Edge AI Drones for EU Sovereignty

Diving deeper into

Dronehub

Company Report
Their integration with Microsoft Azure for edge computing and AI workflows positions them well for customers requiring local data processing and compliance with European data sovereignty requirements.
Analyzed 7 sources

This integration matters because it turns autonomous drones from a cloud connected camera into a compliance friendly on site inspection system for regulated European customers. In practice, a refinery, port, or utility can keep video, sensor data, and AI outputs close to the asset, instead of shipping raw footage to a distant cloud, which shortens response time and fits Europe’s stronger preference for local processing and controlled data handling.
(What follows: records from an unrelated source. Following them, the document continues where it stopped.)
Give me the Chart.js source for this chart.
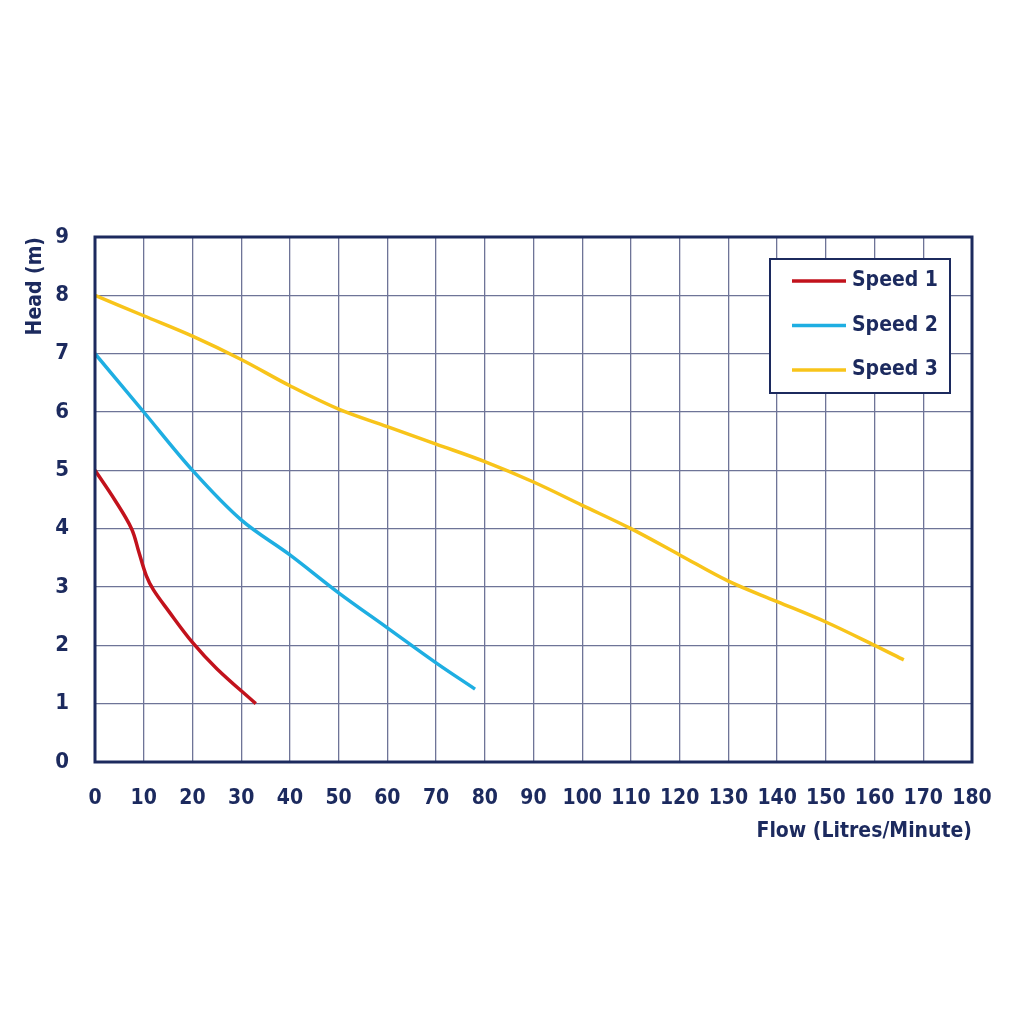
<!DOCTYPE html>
<html>
<head>
<meta charset="utf-8">
<script src="https://cdn.jsdelivr.net/npm/chart.js@4"></script>
<style>
    html, body { margin: 0; padding: 0; background: #ffffff; }
    #wrap { width: 1024px; height: 1024px; }
</style>
</head>
<body>
<div id="wrap"><canvas id="pump-chart" width="1024" height="1024"></canvas></div>
<script>
// Data
var seriesNames = ['Speed 1', 'Speed 2', 'Speed 3'];
var seriesColors = ['#c2121c', '#1eaee2', '#f8c41a'];

var flow1 = [0, 4, 7.5, 9, 10.5, 12, 15, 20, 25, 33];
var head1 = [5, 4.5, 4, 3.6, 3.2, 2.95, 2.6, 2.05, 1.6, 1];

var flow2 = [0, 10, 20, 30, 40, 50, 60, 70, 78];
var head2 = [7, 6, 5, 4.15, 3.55, 2.9, 2.3, 1.7, 1.25];

var flow3 = [0, 10, 20, 30, 40, 50, 60, 70, 80, 90, 100, 110, 120, 130, 140, 150, 160, 166];
var head3 = [8, 7.65, 7.3, 6.9, 6.45, 6.05, 5.75, 5.45, 5.15, 4.8, 4.4, 4.0, 3.55, 3.1, 2.75, 2.4, 2.0, 1.75];

var navy = '#1c2a5e';
var gridColor = '#6e7497';
var fontFamily = "'DejaVu Sans Condensed', 'Liberation Sans Narrow', Roboto, sans-serif";

function toPoints(xs, ys) {
    var pts = [];
    for (var i = 0; i < xs.length; i++) {
        pts.push({ x: xs[i], y: ys[i] });
    }
    return pts;
}

// Plot frame (all four sides) drawn over the grid
var plotFrame = {
    id: 'plotFrame',
    afterDatasetsDraw: function (chart) {
        var a = chart.chartArea;
        var ctx = chart.ctx;
        ctx.save();
        ctx.strokeStyle = navy;
        ctx.lineWidth = 3;
        ctx.strokeRect(a.left, a.top, a.right - a.left, a.bottom - a.top);
        ctx.restore();
    }
};

// Boxed legend inside the plot area
var boxLegend = {
    id: 'boxLegend',
    afterDraw: function (chart) {
        var ctx = chart.ctx;
        var x = 770, y = 259, w = 180, h = 134;
        ctx.save();
        ctx.fillStyle = '#ffffff';
        ctx.fillRect(x, y, w, h);
        ctx.strokeStyle = navy;
        ctx.lineWidth = 2;
        ctx.strokeRect(x, y, w, h);
        ctx.font = 'bold 21px ' + fontFamily;
        ctx.textBaseline = 'middle';
        chart.data.datasets.forEach(function (ds, i) {
            var ly = 281 + i * 44.5;
            ctx.strokeStyle = ds.borderColor;
            ctx.lineWidth = 3.5;
            ctx.beginPath();
            ctx.moveTo(792, ly);
            ctx.lineTo(846, ly);
            ctx.stroke();
            ctx.fillStyle = navy;
            ctx.fillText(ds.label, 852, ly);
        });
        ctx.restore();
    }
};

var datasets = [];
[[flow1, head1], [flow2, head2], [flow3, head3]].forEach(function (s, i) {
    datasets.push({
        label: seriesNames[i],
        data: toPoints(s[0], s[1]),
        borderColor: seriesColors[i],
        borderWidth: 3.5,
        pointRadius: 0,
        tension: 0.35,
        fill: false
    });
});

new Chart(document.getElementById('pump-chart').getContext('2d'), {
    type: 'line',
    data: { datasets: datasets },
    plugins: [plotFrame, boxLegend],
    options: {
        responsive: false,
        animation: false,
        layout: {
            padding: { left: 23, right: 52, top: 237, bottom: 180 }
        },
        plugins: {
            legend: { display: false },
            tooltip: { enabled: false }
        },
        scales: {
            x: {
                type: 'linear',
                min: 0,
                max: 180,
                afterFit: function (scale) { scale.height = 82; },
                ticks: {
                    stepSize: 10,
                    padding: 24,
                    color: navy,
                    font: { family: fontFamily, size: 21, weight: 'bold' }
                },
                grid: {
                    color: gridColor,
                    lineWidth: 1.3,
                    drawTicks: false
                },
                border: { display: false },
                title: {
                    display: true,
                    text: 'Flow (Litres/Minute)',
                    align: 'end',
                    color: navy,
                    padding: { top: 6, bottom: 0 },
                    font: { family: fontFamily, size: 21, weight: 'bold' }
                }
            },
            y: {
                min: 0,
                max: 9,
                afterFit: function (scale) { scale.width = 72; },
                ticks: {
                    stepSize: 1,
                    padding: 26,
                    color: navy,
                    font: { family: fontFamily, size: 22, weight: 'bold' }
                },
                grid: {
                    color: gridColor,
                    lineWidth: 1.3,
                    drawTicks: false
                },
                border: { display: false },
                title: {
                    display: true,
                    text: 'Head (m)',
                    align: 'end',
                    color: navy,
                    padding: { top: 0, bottom: 6 },
                    font: { family: fontFamily, size: 21, weight: 'bold' }
                }
            }
        }
    }
});
</script>
</body>
</html>
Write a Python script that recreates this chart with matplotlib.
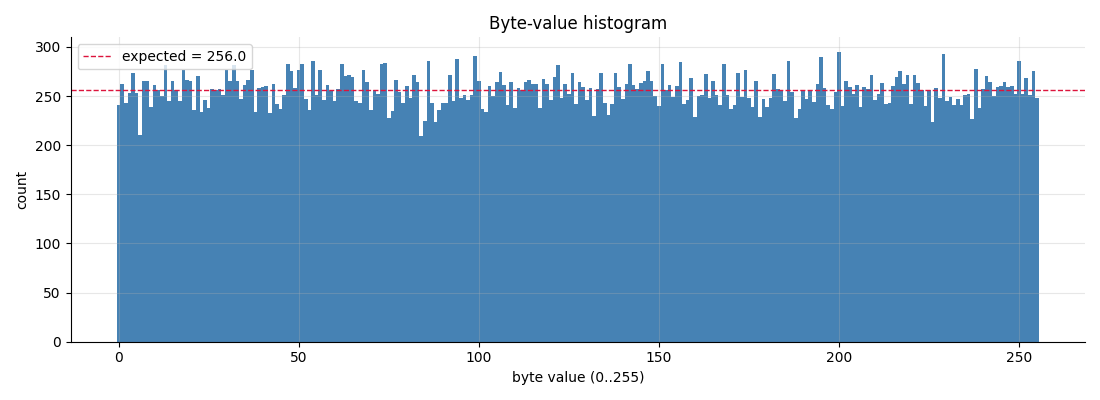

  • Skeyetech is built for fully autonomous BVLOS operation, day and night, from a fixed dock. That makes edge computing more useful, because the system is generating a steady stream of imagery and telemetry that security and inspection teams may need to analyze immediately at the site.
  • In enterprise drones, integrations become sticky when they plug flight data into the systems customers already use to store media, review incidents, and manage assets. Azure fits that role as both storage and AI infrastructure, especially for large enterprises already standardized on Microsoft.
  • European buyers often care about more than simple hosting location. Microsoft now offers EU data boundary and sovereignty features across Azure and related cloud services, which helps Azur Drones address residency requirements, even as the broader market still treats sovereignty and foreign legal exposure as a live issue.

The next step is for European drone vendors to sell not just hardware autonomy, but a full local workflow, from flight to AI inference to incident handoff into security and asset systems. That favors companies like Azur Drones that can combine regulatory approvals, vertical deployments, and enterprise cloud integration into one operational package.